* Work to be completed: Copy every line of the following data that includes the string "with".

* Information supplied:

* * * * * * * * *

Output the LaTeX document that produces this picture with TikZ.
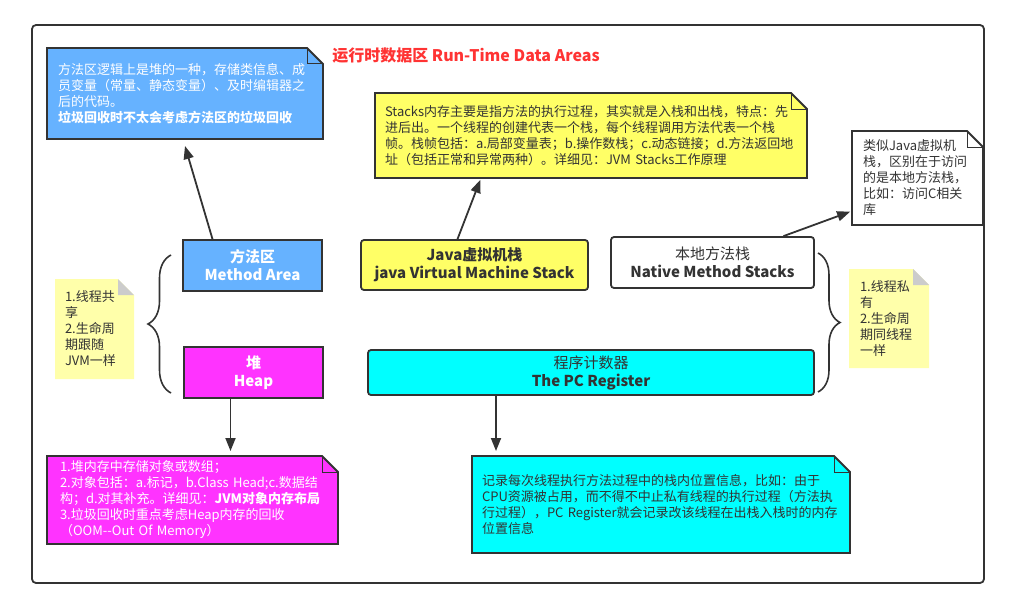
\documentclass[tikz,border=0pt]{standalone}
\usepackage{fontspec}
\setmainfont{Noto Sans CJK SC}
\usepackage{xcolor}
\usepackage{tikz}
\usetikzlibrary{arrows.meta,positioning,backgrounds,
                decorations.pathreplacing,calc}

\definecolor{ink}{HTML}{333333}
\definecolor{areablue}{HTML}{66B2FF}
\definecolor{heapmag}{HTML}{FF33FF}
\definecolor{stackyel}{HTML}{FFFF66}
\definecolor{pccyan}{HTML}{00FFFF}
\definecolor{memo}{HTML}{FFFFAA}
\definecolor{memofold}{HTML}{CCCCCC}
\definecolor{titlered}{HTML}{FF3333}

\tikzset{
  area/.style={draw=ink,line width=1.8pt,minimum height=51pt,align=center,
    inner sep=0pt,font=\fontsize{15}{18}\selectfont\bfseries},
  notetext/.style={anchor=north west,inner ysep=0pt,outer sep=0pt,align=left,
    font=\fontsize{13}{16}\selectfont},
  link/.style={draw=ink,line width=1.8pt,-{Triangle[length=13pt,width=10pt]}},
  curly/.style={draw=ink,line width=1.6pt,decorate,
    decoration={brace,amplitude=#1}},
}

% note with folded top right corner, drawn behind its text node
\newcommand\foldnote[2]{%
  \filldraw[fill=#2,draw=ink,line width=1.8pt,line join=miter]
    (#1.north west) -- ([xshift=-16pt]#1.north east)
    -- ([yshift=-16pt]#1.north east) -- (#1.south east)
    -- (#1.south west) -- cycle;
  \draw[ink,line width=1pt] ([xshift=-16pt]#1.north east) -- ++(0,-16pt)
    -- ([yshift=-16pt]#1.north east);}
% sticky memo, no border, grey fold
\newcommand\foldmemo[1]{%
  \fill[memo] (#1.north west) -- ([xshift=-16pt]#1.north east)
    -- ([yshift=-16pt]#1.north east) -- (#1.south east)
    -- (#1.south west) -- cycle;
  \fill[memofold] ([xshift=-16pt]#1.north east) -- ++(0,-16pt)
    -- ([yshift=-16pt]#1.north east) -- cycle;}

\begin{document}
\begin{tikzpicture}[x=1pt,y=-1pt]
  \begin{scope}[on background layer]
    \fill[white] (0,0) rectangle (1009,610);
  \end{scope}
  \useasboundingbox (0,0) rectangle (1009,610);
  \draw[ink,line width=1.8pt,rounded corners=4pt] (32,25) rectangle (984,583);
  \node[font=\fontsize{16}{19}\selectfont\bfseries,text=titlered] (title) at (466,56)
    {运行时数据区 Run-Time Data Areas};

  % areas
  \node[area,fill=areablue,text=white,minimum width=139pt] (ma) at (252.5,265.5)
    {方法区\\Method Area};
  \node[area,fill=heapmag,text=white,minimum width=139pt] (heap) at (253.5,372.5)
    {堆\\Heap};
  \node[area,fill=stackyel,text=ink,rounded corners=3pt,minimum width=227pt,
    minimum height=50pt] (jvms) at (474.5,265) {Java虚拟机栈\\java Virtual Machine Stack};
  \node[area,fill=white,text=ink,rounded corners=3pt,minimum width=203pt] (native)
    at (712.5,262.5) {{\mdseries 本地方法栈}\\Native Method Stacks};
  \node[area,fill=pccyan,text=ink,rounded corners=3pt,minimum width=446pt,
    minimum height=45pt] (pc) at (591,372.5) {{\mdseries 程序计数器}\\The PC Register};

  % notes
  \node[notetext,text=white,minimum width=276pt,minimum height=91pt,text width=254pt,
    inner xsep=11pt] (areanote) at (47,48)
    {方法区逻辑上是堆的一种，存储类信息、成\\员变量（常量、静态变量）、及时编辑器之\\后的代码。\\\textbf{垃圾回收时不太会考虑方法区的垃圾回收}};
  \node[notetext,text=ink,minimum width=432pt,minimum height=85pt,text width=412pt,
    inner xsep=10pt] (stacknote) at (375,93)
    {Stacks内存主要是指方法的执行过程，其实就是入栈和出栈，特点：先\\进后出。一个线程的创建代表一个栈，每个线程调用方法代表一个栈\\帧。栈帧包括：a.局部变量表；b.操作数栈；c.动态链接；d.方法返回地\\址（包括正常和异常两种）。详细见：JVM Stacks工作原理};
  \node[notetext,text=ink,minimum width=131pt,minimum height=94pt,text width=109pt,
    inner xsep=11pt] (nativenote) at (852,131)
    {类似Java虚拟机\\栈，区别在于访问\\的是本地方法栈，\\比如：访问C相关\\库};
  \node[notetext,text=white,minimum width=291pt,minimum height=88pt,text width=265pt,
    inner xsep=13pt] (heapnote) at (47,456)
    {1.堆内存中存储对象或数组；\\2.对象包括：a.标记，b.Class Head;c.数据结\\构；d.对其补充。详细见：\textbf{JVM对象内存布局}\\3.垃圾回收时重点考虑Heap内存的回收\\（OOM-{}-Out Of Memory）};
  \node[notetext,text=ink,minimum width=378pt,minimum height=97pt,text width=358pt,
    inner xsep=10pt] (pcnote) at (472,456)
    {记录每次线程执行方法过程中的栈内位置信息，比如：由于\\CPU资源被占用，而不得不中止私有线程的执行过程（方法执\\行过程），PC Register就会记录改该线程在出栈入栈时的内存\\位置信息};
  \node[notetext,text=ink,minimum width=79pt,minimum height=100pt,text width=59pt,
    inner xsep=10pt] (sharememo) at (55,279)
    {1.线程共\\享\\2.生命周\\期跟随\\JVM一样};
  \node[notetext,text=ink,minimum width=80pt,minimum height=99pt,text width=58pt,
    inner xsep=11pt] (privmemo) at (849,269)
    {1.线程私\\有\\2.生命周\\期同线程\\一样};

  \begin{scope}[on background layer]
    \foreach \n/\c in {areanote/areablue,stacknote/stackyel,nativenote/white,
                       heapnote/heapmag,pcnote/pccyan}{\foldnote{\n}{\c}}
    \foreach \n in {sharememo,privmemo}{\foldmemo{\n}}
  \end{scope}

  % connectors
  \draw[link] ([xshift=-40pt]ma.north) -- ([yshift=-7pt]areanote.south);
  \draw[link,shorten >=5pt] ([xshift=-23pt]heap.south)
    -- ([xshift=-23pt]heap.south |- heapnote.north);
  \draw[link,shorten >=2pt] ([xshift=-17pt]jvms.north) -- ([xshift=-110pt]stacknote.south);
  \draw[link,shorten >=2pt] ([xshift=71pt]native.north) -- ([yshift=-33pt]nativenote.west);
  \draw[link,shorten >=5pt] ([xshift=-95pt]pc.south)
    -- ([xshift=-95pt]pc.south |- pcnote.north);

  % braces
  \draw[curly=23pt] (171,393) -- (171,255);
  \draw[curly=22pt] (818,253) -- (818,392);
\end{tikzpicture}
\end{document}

* * * * * * * * *

* Result of this exercise:
Output the LaTeX document that produces this picture with TikZ.
% note with folded top right corner, drawn behind its text node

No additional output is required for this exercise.